Unsere Autorin: Amelie de Grahl, Milchindustrie-Verband e. V.
Das Wort „Brexit“ ist das Wort des Jahres, zumindest
in Brüssel. Es gibt kaum einen Politikbereich, der
sich derzeit nicht mit dem Austritt des Vereinigten
Königreichs (VK) im März 2019 befasst. Was das für
die Milchwirtschaft bedeutet, ist noch unklar, doch zeichnen
sich einige Szenarien schon ab.
Klar ist, dass sich das VK keine „Rosinen picken“ kann. Es kann
also nicht einige Bereiche des Binnenmarktes weiterhin anwenden,
und andere ausblenden. Entweder Vollmitglied, oder raus,
ein „menu à la carte“ wurde von EU-Seite von Anfang an ausgeschlossen.
Agrarhandel EU-VK
Es wird also realistischer Weise darauf hinauslaufen, dass das
VK aus der Zollunion austreten wird. Was den Agrarhandel mit
den EU-27 betrifft, müssten somit auf beiden Seiten erga-omnes
Zölle erhoben werden, die bekanntermaßen im Milchbereich
sehr hoch sind. Das will aber niemand, zumindest nicht in der
Milchbranche.
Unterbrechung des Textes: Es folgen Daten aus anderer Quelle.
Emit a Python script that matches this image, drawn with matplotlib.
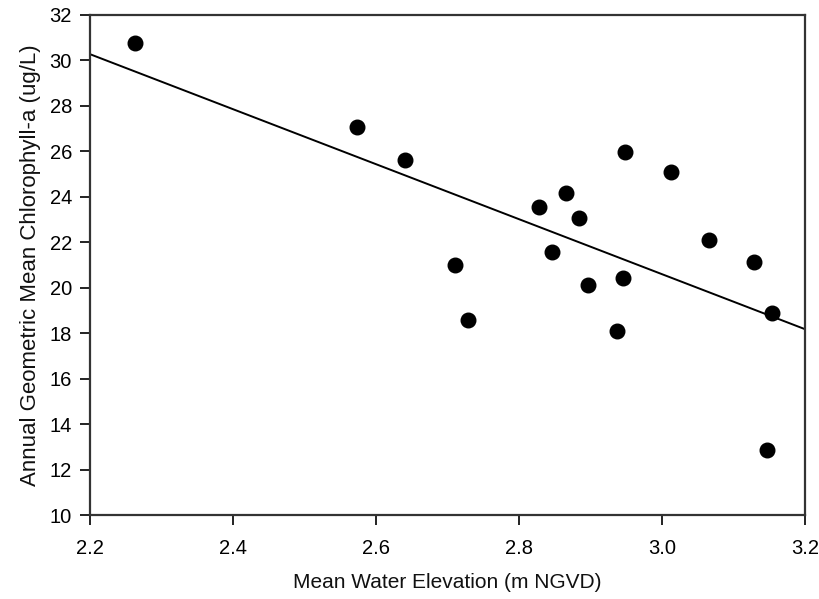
import numpy as np
import matplotlib
matplotlib.use('Agg')
import matplotlib.pyplot as plt

plt.rcParams['font.family'] = ['Liberation Sans', 'DejaVu Sans']

# mean water elevation (m NGVD) and annual geometric mean chlorophyll-a (ug/L)
elevation = [2.263, 2.574, 2.641, 2.710, 2.729, 2.828, 2.846, 2.865, 2.884, 2.896,
             2.937, 2.945, 2.948, 3.012, 3.066, 3.128, 3.147, 3.154]
chla = [30.78, 27.06, 25.64, 21.00, 18.58, 23.55, 21.56, 24.15, 23.08, 20.11,
        18.11, 20.43, 25.99, 25.09, 22.12, 21.13, 12.85, 18.88]

x_ticks = [2.2, 2.4, 2.6, 2.8, 3.0, 3.2]
y_ticks = list(range(10, 33, 2))

fig = plt.figure(figsize=(8.19, 5.99), dpi=100)
ax = fig.add_axes([0.11, 0.14, 0.873, 0.835])

ax.scatter(elevation, chla, s=110, color='black', zorder=3)

# linear regression line across the full x range
slope, intercept = np.polyfit(elevation, chla, 1)
xs = np.array([2.2, 3.2])
ax.plot(xs, slope * xs + intercept, color='black', linewidth=1.4)

ax.set_xlim(2.2, 3.2)
ax.set_ylim(10, 32)
ax.set_xticks(x_ticks)
ax.set_xticklabels(['%.1f' % v for v in x_ticks])
ax.set_yticks(y_ticks)
ax.tick_params(direction='out', length=7, width=1.4, labelsize=14.5, color='#222222')
ax.tick_params(axis='x', pad=10)
ax.tick_params(axis='y', pad=6)
for sp in ax.spines.values():
    sp.set_linewidth(1.6)
    sp.set_color('#333333')

ax.set_xlabel('Mean Water Elevation (m NGVD)', fontsize=15, labelpad=11, color='#111111')
ax.set_ylabel('Annual Geometric Mean Chlorophyll-a (ug/L)', fontsize=16, labelpad=6, color='#111111')

fig.savefig('out.png', dpi=100)
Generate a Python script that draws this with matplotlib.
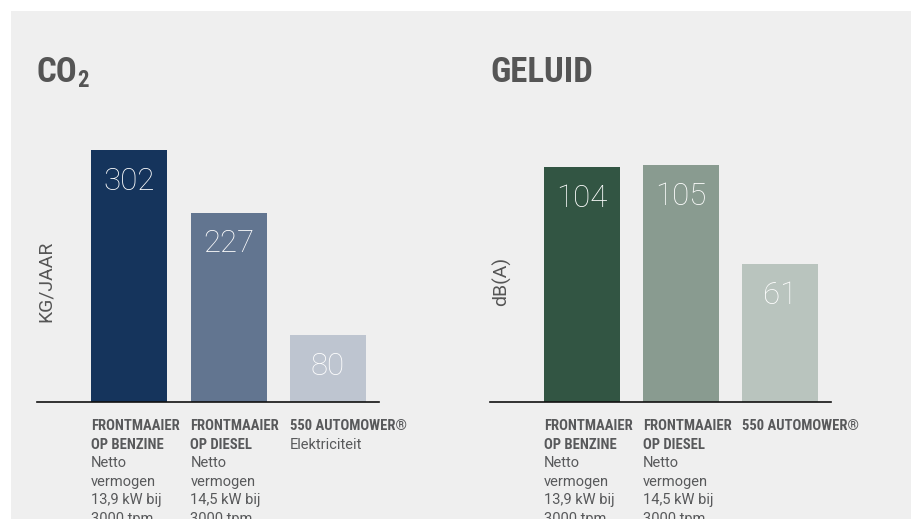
import matplotlib
matplotlib.use("Agg")
import matplotlib.pyplot as plt
from matplotlib import font_manager

# data
co2_values = [302, 227, 80]
co2_colors = ["#15345c", "#627590", "#bec5d0"]
geluid_values = [104, 105, 61]
geluid_colors = ["#325543", "#899b90", "#b9c4be"]

co2_bold = [["FRONTMAAIER", "OP BENZINE"], ["FRONTMAAIER", "OP DIESEL"], ["550 AUTOMOWER®"]]
co2_regular = [["Netto", "vermogen", "13,9 kW bij", "3000 tpm"],
               ["Netto", "vermogen", "14,5 kW bij", "3000 tpm"],
               ["Elektriciteit"]]
geluid_bold = co2_bold
geluid_regular = [["Netto", "vermogen", "13,9 kW bij", "3000 tpm"],
                  ["Netto", "vermogen", "14,5 kW bij", "3000 tpm"],
                  []]

names = {f.name for f in font_manager.fontManager.ttflist}
cond = "Roboto Condensed" if "Roboto Condensed" in names else (
    "Liberation Sans Narrow" if "Liberation Sans Narrow" in names else "Roboto")

BG = "#efefef"
TXT = "#58595b"
W, H = 911, 519

fig = plt.figure(figsize=(9.11, 5.19), dpi=100)
fig.patch.set_facecolor("white")
fig.patches.append(plt.Rectangle((11 / W, 0), 1, 1 - 11 / H, transform=fig.transFigure,
                                 facecolor=BG, edgecolor="none", zorder=-10))


def panel(x0, x1, centers_px, values, colors, ymax, ylabel, bold, regular, ylab_x):
    pitch = (centers_px[2] - centers_px[0]) / 2
    left = (x0 - centers_px[0]) / pitch
    right = (x1 - centers_px[0]) / pitch
    ax = fig.add_axes([x0 / W, 1 - 402 / H, (x1 - x0) / W, 262 / H])
    ax.set_facecolor("none")
    xs = range(len(values))
    bw = 76 / pitch
    ax.bar(xs, values, width=bw, color=colors, zorder=2)
    ax.set_xlim(left, right)
    ax.set_ylim(0, ymax)
    for s in ["top", "left", "right"]:
        ax.spines[s].set_visible(False)
    ax.spines["bottom"].set_color("#111111")
    ax.spines["bottom"].set_linewidth(1.2)
    ax.set_xticks([])
    ax.set_yticks([])
    for i, v in enumerate(values):
        ax.annotate(str(v), xy=(i, v), xytext=(0, -31), textcoords="offset pixels",
                    ha="center", va="center", color="white", fontsize=22.5,
                    family="Roboto", fontweight="light")
        lines = [(t, "bold") for t in bold[i]] + [(t, "normal") for t in regular[i]]
        for k, (t, wgt) in enumerate(lines):
            ax.annotate(t, xy=(i - bw / 2, 0), xycoords=("data", "axes fraction"),
                        xytext=(0, -28 - 18.6 * k), textcoords="offset pixels",
                        ha="left", va="baseline", color=TXT, fontsize=10.5,
                        family=cond if wgt == "bold" else "Roboto",
                        fontweight=wgt, annotation_clip=False)
    fig.text(ylab_x / W, 1 - 281 / H, ylabel, rotation=90, ha="center", va="center",
             color="#555555", fontsize=14, family="Roboto", fontweight="normal")
    return ax


ax1 = panel(37, 379, [129, 229, 328], co2_values, co2_colors, 262 / 0.834,
            "KG/JAAR", co2_bold, co2_regular, 46)
ax2 = panel(490, 831, [582, 681, 780], geluid_values, geluid_colors, 262 / 2.255,
            "dB(A)", geluid_bold, geluid_regular, 502)

t1 = fig.text(37 / W, 1 - 82 / H, "CO", ha="left", va="baseline", color="#555555",
              fontsize=25, family=cond, fontweight="bold")
ax1.annotate("2", xy=(1, 0), xycoords=t1, xytext=(-1, 2), textcoords="offset pixels",
             ha="left", va="baseline", color="#555555", fontsize=16.5, family=cond,
             fontweight="bold", annotation_clip=False)
fig.text(490 / W, 1 - 82 / H, "GELUID", ha="left", va="baseline", color="#555555",
         fontsize=25, family=cond, fontweight="bold")

fig.savefig("out.png", dpi=100, facecolor=fig.get_facecolor())
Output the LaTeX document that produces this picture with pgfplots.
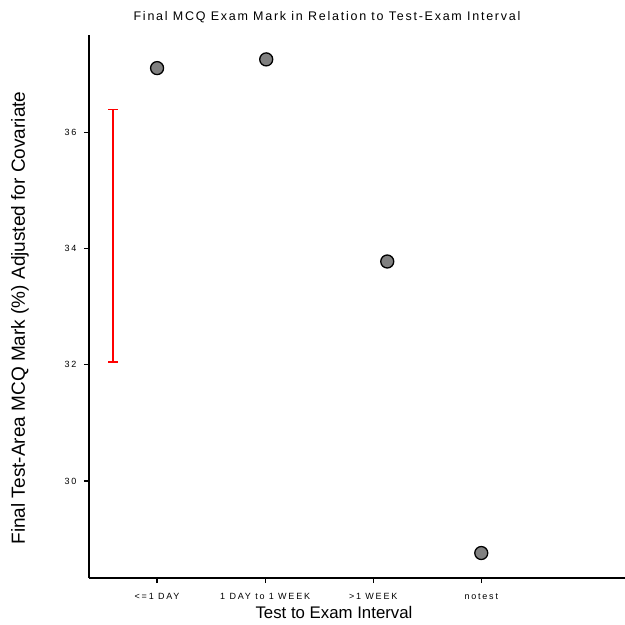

Wenn man sich den Handel mit dem Vereinigten
Königreich ansieht, so gehen jährlich 4,5 Mio. t Milchäquivalent
vom Festland in das Vereinigte Königreich in einem Wert von
2,3 Mrd. €. Davon sind 450.000 t Käse, mehr als früher nach
Russland gingen. Das VK verbringt 2,6 Mio. t Milchäquivalent in
einem Wert von 950 Mio. € auf das europäische Festland, und
hat somit ein Handelsdefizit.
Das Thünen-Institut hat ein „Extremszenario“ durchgespielt,
bei dem sowohl das VK als auch die EU MFN-Zölle erheben. Dabei
würde sich der Agrarhandelsüberschuss mit dem Vereinigten
Königreich um 700 Mio. € verringern. Die deutsche Schweine-
und Geflügelfleisch- sowie die Milchindustrie zusammen mit den
vorgelagerten Lieferbereichen wären am stärksten von einem
Brexit betroffen. Der Produktionswert von Milchprodukten
24 10 2017 | moproweb.de
Quelle: @Stephen - Fotolia.com
würde um über 1 % sinken. Vielleicht ist das Thünen-Institut mit
seiner Einschätzung noch zu positiv?
Zollverfahren EU-VK
Nach einem Brexit hieße es also: Grenzkontrollen und Zölle. Das
VK hat wohl gemerkt, dass bei dem Geflecht an Wirtschaftsbeziehungen
mit dem Festland damit ein enormer Kosten- und
Zeitaufwand einherginge. Es möchte daher den Handel durch
technisch/administrative Erleichterungen so weit wie möglich
vereinfachen, z. B. durch eine automatische Rückverfolgbarkeit
von Waren beim Grenzübergang oder durch vereinfachte Zollverfahren.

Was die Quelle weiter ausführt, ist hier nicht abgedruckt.